In 2005, Kavanagh finished second to Mendez in the Second District Council race, then took on Friedman, who had most of the political support, except for Sanders, who backed Kavanagh. Stringer recalled his own election setbacks.

“When you lose a race and you get up next year and run again, you really have to have your head examined,” Stringer said. “He went to the senior centers in the summer; he had very little institutional support [in the Assembly race].” When he was an assemblymember, Stringer led a reform movement in Albany, and he predicted Kavanagh will follow his lead.

“He’s ready to go,” Stringer said. “He understands that there needs to be fundamental change in Albany.”

When he was younger, Kavanagh tutored middle-schoolers at the Lower East Side’s Nativity Mission Center, later serving on its board. Sister Paulette LoMonaco, a fellow board member, said of Kavanagh, “He became committed to a New York City where all people have equal access to opportunity and education.”

In his own remarks, Kavanagh began by quipping he’ll have to buy some warmer clothes for Albany. He indicated he means business and that he’ll look to shake things up in the Legislature.

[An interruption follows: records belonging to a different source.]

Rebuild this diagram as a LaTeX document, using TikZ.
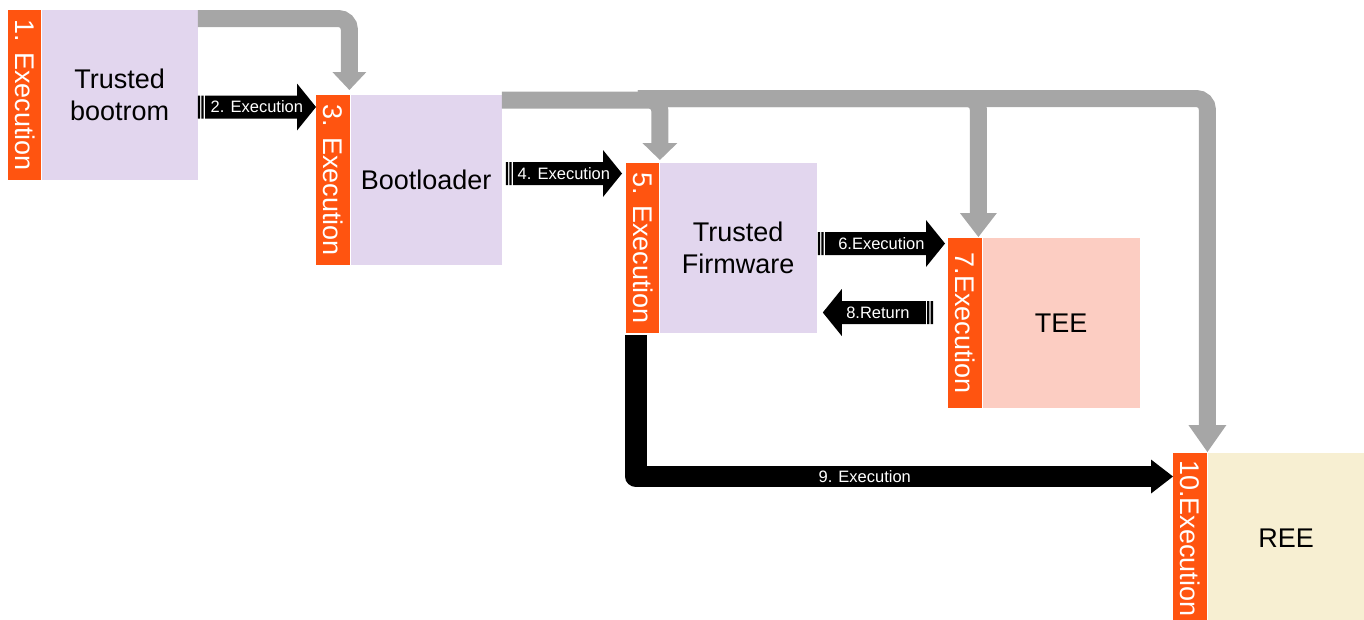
\documentclass[tikz,border=0pt]{standalone}
\usepackage{fontspec}
\setmainfont{Liberation Sans}
\usetikzlibrary{arrows.meta,calc}

\definecolor{stripor}{HTML}{FF5410}
\definecolor{lilac}{HTML}{E2D6EE}
\definecolor{teepink}{HTML}{FCCDC2}
\definecolor{reecream}{HTML}{F7EFD2}
\definecolor{flowgray}{HTML}{A6A6A6}

\tikzset{
  strip/.style={rectangle, fill=stripor, inner sep=0pt, minimum height=170pt, anchor=north west},
  striptext/.style={text=white, rotate=-90, font=\fontsize{27}{32}\selectfont, inner sep=0pt},
  panel/.style={rectangle, inner sep=0pt, minimum height=170pt, anchor=north west,
                align=center, font=\fontsize{27}{32}\selectfont},
  arrowlabel/.style={text=white, font=\fontsize{16.5}{18}\selectfont, inner sep=0pt},
  flow/.style={draw=flowgray, line width=17pt, rounded corners=11pt},
  jump/.style={draw=black, line width=21.5pt, line join=round},
}

% striped block arrow: two thin bars at the tail, a body and a head;
% #1 tail, #2 tip (same height), #3 label
\newcommand\striparrow[3]{%
  \fill[black] let \p1=(#1), \p2=(#2), \n1={sign(\x2-\x1)} in
    (\x1,{\y1-11.5pt}) rectangle ({\x1+2.3pt*\n1},{\y1+11.5pt})
    ({\x1+3.6pt*\n1},{\y1-11.5pt}) rectangle ({\x1+5.9pt*\n1},{\y1+11.5pt})
    ({\x1+7.2pt*\n1},{\y1-11.5pt}) -- ({\x2-19pt*\n1},{\y1-11.5pt})
      -- ({\x2-19pt*\n1},{\y1-23.5pt}) -- (\x2,\y1)
      -- ({\x2-19pt*\n1},{\y1+23.5pt}) -- ({\x2-19pt*\n1},{\y1+11.5pt})
      -- ({\x1+7.2pt*\n1},{\y1+11.5pt}) -- cycle;
  \node[arrowlabel] at ($(#1)!0.5!(#2)$) {#3};
}

\begin{document}
\begin{tikzpicture}[x=1pt, y=-1pt]
\useasboundingbox (0,0) rectangle (1364,619);

% stages: orange step strip + content panel
\node[strip, minimum width=33pt, label={[striptext]center:1. Execution}] (s1) at (8,10) {};
\node[panel, fill=lilac, minimum width=156pt] (b1) at (s1.north east) {Trusted\\bootrom};

\node[strip, minimum width=34pt, label={[striptext]center:3. Execution}] (s3) at (316,95) {};
\node[panel, fill=lilac, minimum width=151pt] (b3) at (s3.north east) {Bootloader};

\node[strip, minimum width=33pt, label={[striptext]center:5. Execution}] (s5) at (626,163) {};
\node[panel, fill=lilac, minimum width=157pt] (b5) at (s5.north east) {Trusted\\Firmware};

\node[strip, minimum width=34pt, label={[striptext]center:7.Execution}] (s7) at (948,238) {};
\node[panel, fill=teepink, minimum width=157pt] (b7) at (s7.north east) {TEE};

\node[strip, minimum width=34pt, label={[striptext]center:10.Execution}] (s10) at (1173,453) {};
\node[panel, fill=reecream, minimum width=157pt] (b10) at (s10.north east) {REE};

% gray loading arrows
\coordinate (g1s) at ($(b1.north east)+(0,8.5)$);
\coordinate (g1e) at ($(b3.north west)+(-1,-5)$);
\draw[flow, -{Triangle[length=18pt,width=34pt,line width=0pt]}] (g1s) -| (g1e);

\coordinate (gAs) at ($(b3.north east)+(0,5)$);
\coordinate (gAe) at ($(b5.north west)+(0.5,-3)$);
\draw[flow, -{Triangle[length=17pt,width=35pt,line width=0pt]}] (gAs) -| (gAe);

\coordinate (fork) at ($(b3.north east)+(136,3.5)$);
\coordinate (gCe) at ($(s7.north east)+(-4,-1)$);
\draw[flow, -{Triangle[length=24pt,width=37pt,line width=0pt]}] (fork) -| (gCe);
\coordinate (gBe) at ($(b10.north west)+(0,-1)$);
\draw[flow, -{Triangle[length=27pt,width=38pt,line width=0pt]}] (fork) -| (gBe);

% black execution hand-overs
\coordinate (a2s) at ($(b1.north east)+(0,97)$);
\coordinate (a2e) at (a2s -| s3.west);
\striparrow{a2s}{a2e}{2. Execution}

\coordinate (a4s) at ($(b3.north east)+(4,78.5)$);
\coordinate (a4e) at ($(a4s -| s5.west)+(-4,0)$);
\striparrow{a4s}{a4e}{4. Execution}

\coordinate (a6s) at ($(b5.north east)+(1,80.5)$);
\coordinate (a6e) at ($(a6s -| s7.west)+(-3,0)$);
\striparrow{a6s}{a6e}{6.Execution}

\coordinate (a8e) at ($(b5.north east)+(6,149.5)$);
\coordinate (a8s) at ($(a8e -| s7.west)+(-15,0)$);
\striparrow{a8s}{a8e}{8.Return}

\coordinate (a9s) at ($(s5.south west)+(10,2)$);
\coordinate (a9e) at ($(s10.north west)+(0,23.5)$);
\draw[jump, -{Triangle[length=22pt,width=34pt,line width=0pt]}] (a9s) |- (a9e)
  node[arrowlabel, pos=0.713] {9. Execution};
\end{tikzpicture}
\end{document}
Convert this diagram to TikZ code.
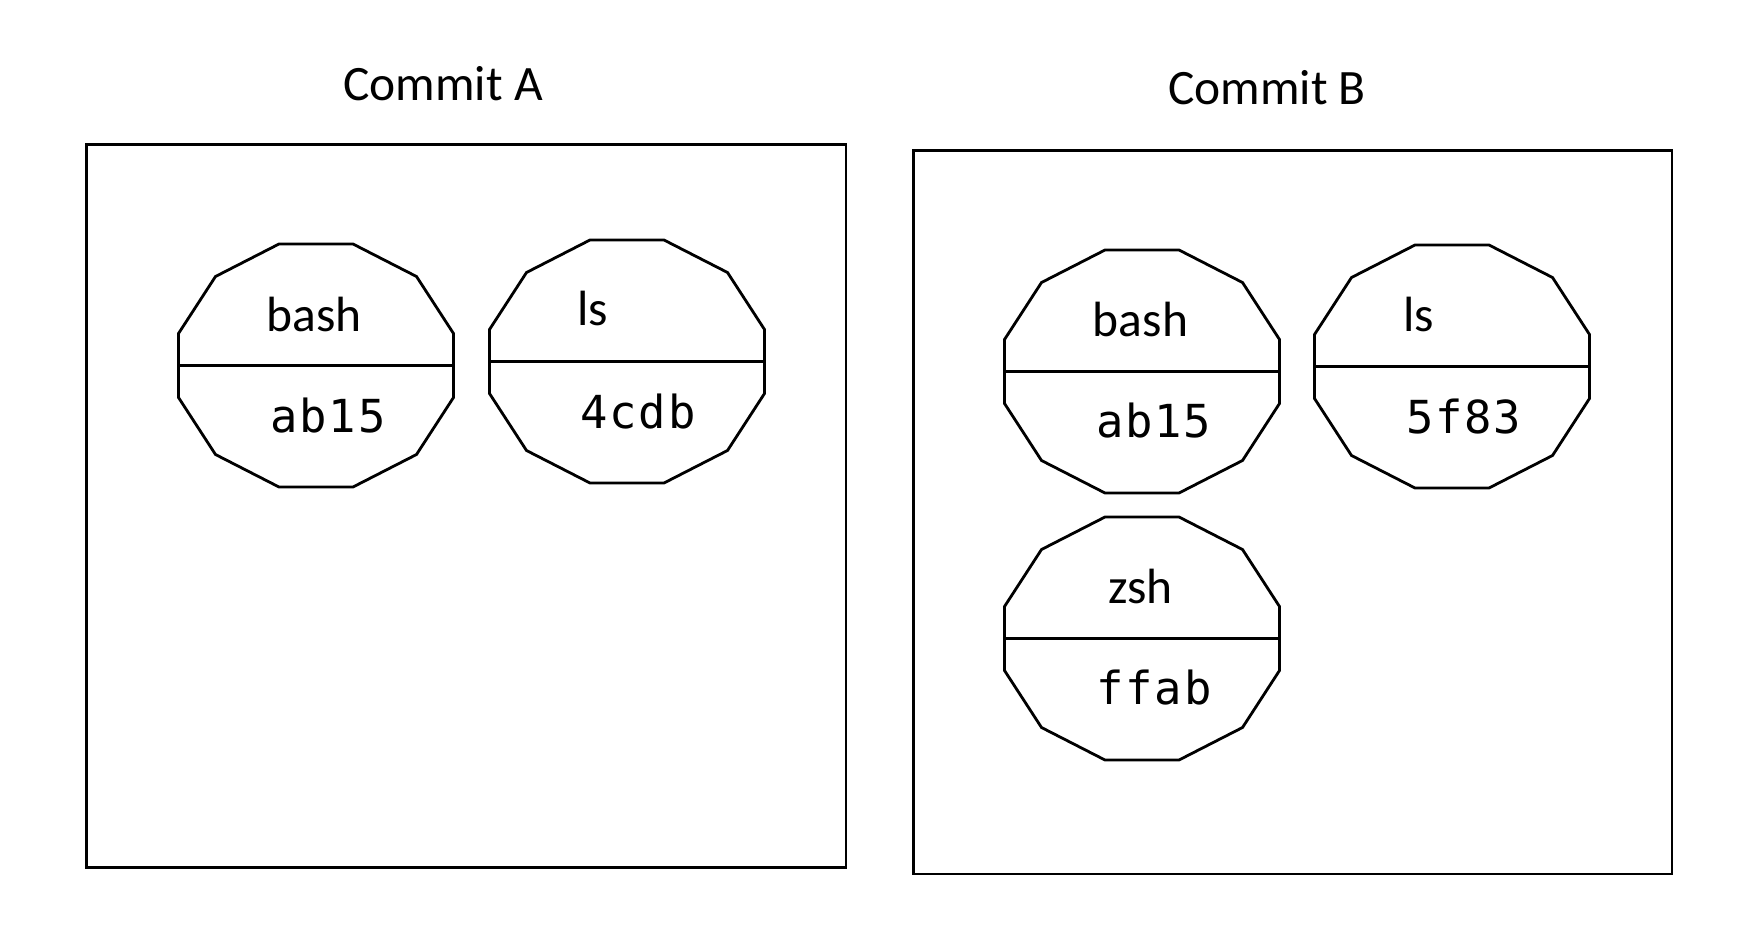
\documentclass[tikz,border=0pt]{standalone}
\usepackage{fontspec}
\setmainfont{Carlito}
\newfontfamily\monof[LetterSpace=4]{DejaVu Sans Mono}
\begin{document}
\begin{tikzpicture}[x=1pt,y=-1pt,
  frame/.style={draw=black,line width=2.9pt},
  poly/.style={draw=black,line width=2.8pt,line join=miter},
  title/.style={font=\fontsize{49.5}{58}\selectfont,anchor=base,inner sep=0pt},
  lbl/.style={font=\fontsize{49.5}{58}\selectfont,anchor=base,inner sep=0pt},
  hash/.style={font=\monof\fontsize{45.5}{54}\selectfont,anchor=base,inner sep=0pt},
  dodeca/.pic={
    \draw[poly] (137.5,-32) -- (100.5,-89) -- (37,-121.5) -- (-37,-121.5) -- (-100.5,-89) -- (-137.5,-32)
      -- (-137.5,32) -- (-100.5,89) -- (-37,121.5) -- (37,121.5) -- (100.5,89) -- (137.5,32) -- cycle;
    \draw[poly] (-137.5,0) -- (137.5,0);
  }]
\useasboundingbox (0,0) rectangle (1744,950);
% titles
\node[title] (tA) at (443,100) {Commit A};
\node[title] (tB) at (1267,104) {Commit B};
% frames
\draw[frame] (86.5,144.5) rectangle (846,867.5);
\draw[frame] (913.5,150.5) rectangle (1672,874);
% commit A
\coordinate (bashA) at (316,365.5);
\coordinate (lsA) at (627,361.5);
\pic at (bashA) {dodeca};
\pic at (lsA) {dodeca};
\node[lbl] (bashAt) at (314,331) {bash};
\node[hash] (bashAh) at (328,432.5) {ab15};
\node[lbl] (lsAt) at (592.5,325) {ls};
\node[hash] (lsAh) at (638,428.3) {4cdb};
% commit B
\coordinate (bashB) at (1142,371.5);
\coordinate (lsB) at (1452,366.5);
\coordinate (zshB) at (1142,638.5);
\pic at (bashB) {dodeca};
\pic at (lsB) {dodeca};
\pic at (zshB) {dodeca};
\node[lbl] (bashBt) at (1140.5,336) {bash};
\node[hash] (bashBh) at (1153.5,437.7) {ab15};
\node[lbl] (lsBt) at (1418.7,331) {ls};
\node[hash] (lsBh) at (1463.5,433.3) {5f83};
\node[lbl] (zshBt) at (1140.5,603) {zsh};
\node[hash] (zshBh) at (1154,704.6) {ffab};
\end{tikzpicture}
\end{document}
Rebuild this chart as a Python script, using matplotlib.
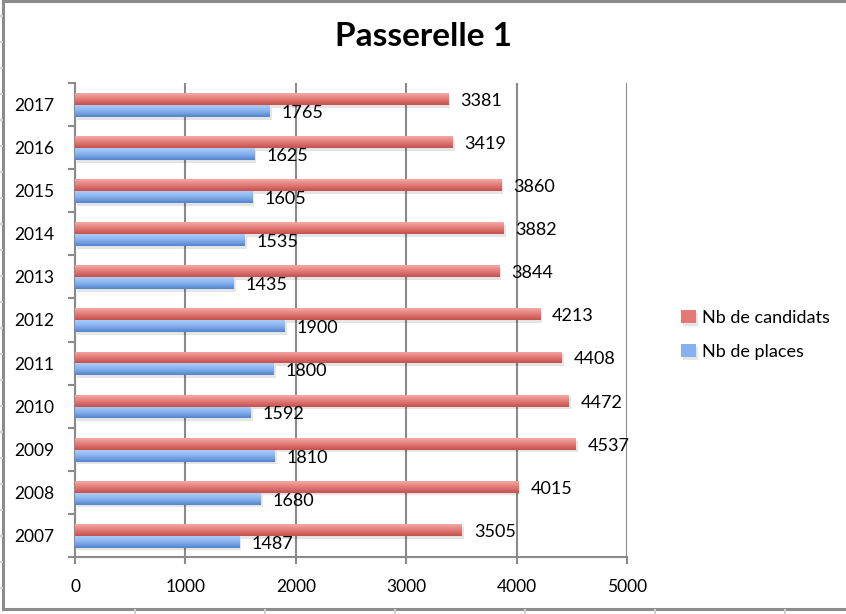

“This is an amazingly diverse district with a diversity of races, ethnicities and lifestyles,” he said. “But from Tudor City to the Lower East Side people said they need change in government. By some accounts, we have one of the most dysfunctional state governments in America.” Kavanagh said he’ll work to preserve affordable housing and to create new middle- and low-income housing. He expressed concern over the recent sale — “right in this district” — of Peter Cooper Village and Stuyvesant Town. He said he’ll work to ensure “that education works” and that “growth and development are balanced with the need to preserve open spaces.” He also said he’ll advocate for drawing fair election district lines.

Not all the comments were so glowing, however. Afterward, Michael Farrin, a power in the Coalition for a District Alternative organization, which supported Friedman over Kavanagh, said Kavanagh was a “liberal” — as in not left enough to be considered “progressive.”